━━━━━ Raw data

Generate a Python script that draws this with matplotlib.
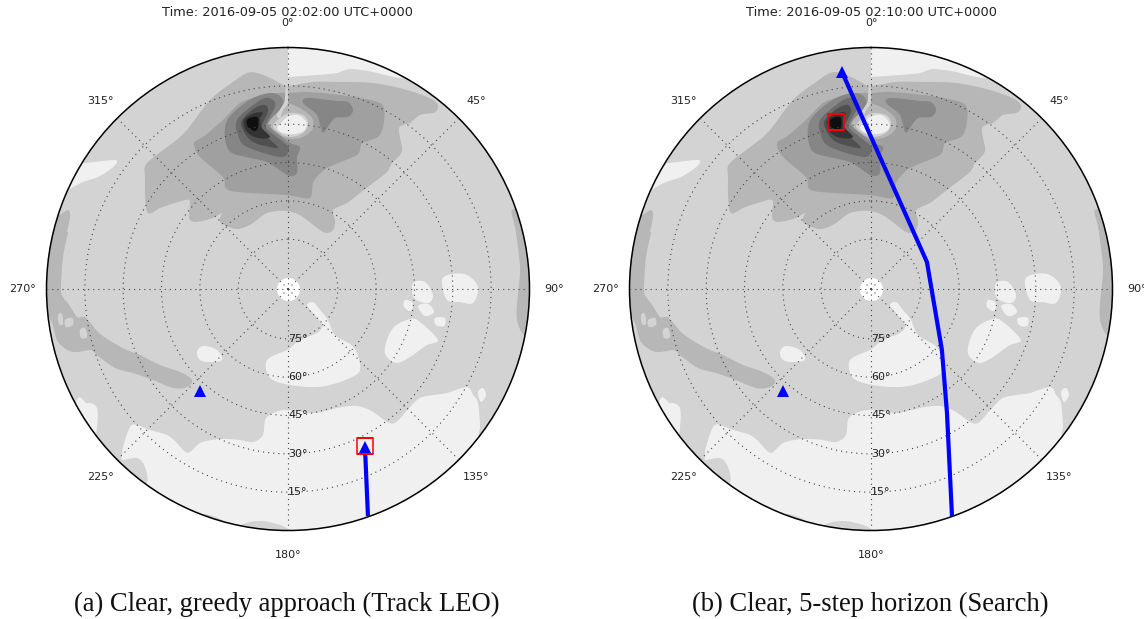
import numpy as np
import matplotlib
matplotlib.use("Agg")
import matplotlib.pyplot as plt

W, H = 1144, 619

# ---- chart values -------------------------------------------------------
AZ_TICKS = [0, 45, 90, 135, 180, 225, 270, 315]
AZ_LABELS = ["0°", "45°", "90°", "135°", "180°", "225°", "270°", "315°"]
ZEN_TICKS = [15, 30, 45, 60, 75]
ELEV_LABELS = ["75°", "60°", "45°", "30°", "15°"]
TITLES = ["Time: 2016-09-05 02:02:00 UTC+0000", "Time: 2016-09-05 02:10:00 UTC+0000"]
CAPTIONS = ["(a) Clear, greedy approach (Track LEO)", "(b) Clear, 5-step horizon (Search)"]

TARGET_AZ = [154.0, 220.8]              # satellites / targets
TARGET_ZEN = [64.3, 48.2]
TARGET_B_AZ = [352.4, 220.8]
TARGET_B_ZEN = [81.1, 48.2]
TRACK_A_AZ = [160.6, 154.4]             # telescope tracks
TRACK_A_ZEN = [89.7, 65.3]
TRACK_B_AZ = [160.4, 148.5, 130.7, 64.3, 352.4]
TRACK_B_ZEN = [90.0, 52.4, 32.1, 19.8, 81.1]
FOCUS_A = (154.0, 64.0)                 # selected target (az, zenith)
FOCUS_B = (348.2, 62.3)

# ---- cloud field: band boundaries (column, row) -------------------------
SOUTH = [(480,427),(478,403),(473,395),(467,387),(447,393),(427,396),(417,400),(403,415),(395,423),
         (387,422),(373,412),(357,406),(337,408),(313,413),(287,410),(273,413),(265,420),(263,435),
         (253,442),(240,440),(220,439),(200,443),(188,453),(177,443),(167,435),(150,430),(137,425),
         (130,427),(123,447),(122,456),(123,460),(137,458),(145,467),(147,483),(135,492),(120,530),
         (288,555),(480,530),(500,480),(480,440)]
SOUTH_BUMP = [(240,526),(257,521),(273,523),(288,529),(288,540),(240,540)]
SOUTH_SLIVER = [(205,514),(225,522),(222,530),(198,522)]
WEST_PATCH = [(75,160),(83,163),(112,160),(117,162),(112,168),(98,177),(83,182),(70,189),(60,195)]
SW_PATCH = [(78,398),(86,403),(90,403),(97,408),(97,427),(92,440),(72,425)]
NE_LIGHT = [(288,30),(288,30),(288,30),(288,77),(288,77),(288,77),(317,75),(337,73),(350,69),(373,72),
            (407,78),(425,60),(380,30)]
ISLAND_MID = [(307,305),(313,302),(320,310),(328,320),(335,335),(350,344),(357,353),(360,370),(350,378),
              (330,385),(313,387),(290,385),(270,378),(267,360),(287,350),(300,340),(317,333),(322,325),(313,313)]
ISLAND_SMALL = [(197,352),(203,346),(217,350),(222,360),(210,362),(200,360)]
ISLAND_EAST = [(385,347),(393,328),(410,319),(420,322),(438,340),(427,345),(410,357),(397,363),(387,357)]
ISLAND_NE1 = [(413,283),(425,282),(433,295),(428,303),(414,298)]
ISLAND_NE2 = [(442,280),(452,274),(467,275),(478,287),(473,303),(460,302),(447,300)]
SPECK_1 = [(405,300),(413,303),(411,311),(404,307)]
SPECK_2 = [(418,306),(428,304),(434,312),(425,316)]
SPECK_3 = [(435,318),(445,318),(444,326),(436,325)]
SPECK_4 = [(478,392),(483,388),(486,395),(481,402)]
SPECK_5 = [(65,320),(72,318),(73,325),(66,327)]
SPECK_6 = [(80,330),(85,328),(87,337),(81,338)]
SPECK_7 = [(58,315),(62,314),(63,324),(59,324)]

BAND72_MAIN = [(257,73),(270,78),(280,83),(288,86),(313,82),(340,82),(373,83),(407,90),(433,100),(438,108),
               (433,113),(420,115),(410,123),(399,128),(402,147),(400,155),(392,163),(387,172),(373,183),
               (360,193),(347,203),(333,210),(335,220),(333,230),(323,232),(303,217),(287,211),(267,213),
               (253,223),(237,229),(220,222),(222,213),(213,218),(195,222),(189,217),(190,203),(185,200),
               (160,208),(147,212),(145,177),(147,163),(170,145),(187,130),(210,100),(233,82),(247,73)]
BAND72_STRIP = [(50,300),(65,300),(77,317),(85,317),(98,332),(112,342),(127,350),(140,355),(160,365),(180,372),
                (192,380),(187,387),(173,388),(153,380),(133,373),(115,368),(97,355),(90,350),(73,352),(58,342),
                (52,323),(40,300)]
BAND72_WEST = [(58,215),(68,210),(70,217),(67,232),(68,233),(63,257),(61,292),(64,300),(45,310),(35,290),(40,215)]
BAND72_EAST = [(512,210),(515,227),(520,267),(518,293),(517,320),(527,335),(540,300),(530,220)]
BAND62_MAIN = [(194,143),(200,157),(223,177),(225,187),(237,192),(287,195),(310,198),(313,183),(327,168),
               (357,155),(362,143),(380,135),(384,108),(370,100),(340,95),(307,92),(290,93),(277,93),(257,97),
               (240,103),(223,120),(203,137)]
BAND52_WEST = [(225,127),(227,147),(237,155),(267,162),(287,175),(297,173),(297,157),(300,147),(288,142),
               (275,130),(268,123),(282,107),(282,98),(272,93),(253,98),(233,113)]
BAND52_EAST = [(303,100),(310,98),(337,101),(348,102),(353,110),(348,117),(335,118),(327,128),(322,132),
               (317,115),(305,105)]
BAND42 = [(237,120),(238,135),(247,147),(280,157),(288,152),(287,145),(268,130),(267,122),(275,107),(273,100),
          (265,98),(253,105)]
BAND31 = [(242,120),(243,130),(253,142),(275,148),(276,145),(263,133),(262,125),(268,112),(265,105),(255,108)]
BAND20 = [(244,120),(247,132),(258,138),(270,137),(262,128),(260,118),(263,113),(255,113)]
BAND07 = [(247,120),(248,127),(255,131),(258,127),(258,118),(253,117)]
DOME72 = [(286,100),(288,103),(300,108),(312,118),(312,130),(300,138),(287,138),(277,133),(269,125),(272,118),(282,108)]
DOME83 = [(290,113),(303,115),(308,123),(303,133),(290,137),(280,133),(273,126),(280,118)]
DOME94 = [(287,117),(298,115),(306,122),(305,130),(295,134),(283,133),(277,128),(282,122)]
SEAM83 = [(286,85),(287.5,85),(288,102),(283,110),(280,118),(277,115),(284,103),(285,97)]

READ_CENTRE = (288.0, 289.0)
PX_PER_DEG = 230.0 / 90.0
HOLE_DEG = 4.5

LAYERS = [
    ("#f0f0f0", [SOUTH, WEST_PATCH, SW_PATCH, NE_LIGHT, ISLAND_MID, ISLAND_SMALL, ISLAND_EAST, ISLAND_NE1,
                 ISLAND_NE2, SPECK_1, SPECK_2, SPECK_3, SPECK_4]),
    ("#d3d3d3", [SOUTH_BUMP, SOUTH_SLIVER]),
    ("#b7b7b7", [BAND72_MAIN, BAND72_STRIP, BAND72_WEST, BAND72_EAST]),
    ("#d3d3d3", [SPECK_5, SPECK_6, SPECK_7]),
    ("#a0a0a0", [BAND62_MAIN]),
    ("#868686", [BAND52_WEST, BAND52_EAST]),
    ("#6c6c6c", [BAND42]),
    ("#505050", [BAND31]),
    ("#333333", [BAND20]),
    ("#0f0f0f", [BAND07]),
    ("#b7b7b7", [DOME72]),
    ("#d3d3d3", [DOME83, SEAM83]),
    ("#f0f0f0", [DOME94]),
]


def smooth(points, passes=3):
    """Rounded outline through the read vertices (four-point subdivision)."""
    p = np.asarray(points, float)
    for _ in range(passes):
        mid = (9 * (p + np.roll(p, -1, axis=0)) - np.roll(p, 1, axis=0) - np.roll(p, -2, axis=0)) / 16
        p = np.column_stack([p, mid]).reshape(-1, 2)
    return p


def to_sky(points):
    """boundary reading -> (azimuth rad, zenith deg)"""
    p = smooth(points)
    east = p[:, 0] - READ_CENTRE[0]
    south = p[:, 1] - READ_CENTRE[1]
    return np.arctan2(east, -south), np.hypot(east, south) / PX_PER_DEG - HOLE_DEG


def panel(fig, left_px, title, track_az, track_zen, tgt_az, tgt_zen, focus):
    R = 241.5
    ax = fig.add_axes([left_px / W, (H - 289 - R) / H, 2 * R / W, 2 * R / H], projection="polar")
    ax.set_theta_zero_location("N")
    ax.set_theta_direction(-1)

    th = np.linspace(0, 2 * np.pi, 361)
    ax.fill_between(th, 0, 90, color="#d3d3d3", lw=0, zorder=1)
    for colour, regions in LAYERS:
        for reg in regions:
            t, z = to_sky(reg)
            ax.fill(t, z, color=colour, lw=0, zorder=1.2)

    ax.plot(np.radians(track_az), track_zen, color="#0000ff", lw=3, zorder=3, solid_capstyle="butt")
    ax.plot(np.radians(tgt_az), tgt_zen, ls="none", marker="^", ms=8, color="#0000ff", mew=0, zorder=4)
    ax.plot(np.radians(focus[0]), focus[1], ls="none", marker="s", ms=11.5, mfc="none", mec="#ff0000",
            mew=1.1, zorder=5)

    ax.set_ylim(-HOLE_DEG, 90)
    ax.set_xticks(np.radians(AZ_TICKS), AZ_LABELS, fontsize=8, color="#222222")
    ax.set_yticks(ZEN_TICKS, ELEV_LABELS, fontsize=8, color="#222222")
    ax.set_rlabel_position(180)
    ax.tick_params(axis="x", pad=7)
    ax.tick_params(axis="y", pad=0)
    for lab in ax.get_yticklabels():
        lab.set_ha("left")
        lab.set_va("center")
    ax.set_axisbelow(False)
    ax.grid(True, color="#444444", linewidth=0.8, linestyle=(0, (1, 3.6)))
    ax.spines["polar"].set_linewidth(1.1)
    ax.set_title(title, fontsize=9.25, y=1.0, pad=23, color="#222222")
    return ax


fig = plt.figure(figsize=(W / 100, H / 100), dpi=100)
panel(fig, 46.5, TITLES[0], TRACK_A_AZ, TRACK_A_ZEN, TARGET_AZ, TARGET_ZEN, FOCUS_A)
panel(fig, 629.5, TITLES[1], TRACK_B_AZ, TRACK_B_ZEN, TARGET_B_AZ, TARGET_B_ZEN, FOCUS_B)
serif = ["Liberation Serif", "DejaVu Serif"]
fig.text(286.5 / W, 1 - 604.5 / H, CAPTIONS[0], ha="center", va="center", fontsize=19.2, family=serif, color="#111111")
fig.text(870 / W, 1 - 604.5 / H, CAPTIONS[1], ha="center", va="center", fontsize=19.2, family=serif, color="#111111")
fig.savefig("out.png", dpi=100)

━━━━━━━━━━

What this task involves: Print the data above verbatim from the first line through the line holding "W, H = 1144, 619", leaving every picture out.

Finished answer:
Generate a Python script that draws this with matplotlib.
import numpy as np
import matplotlib
matplotlib.use("Agg")
import matplotlib.pyplot as plt

W, H = 1144, 619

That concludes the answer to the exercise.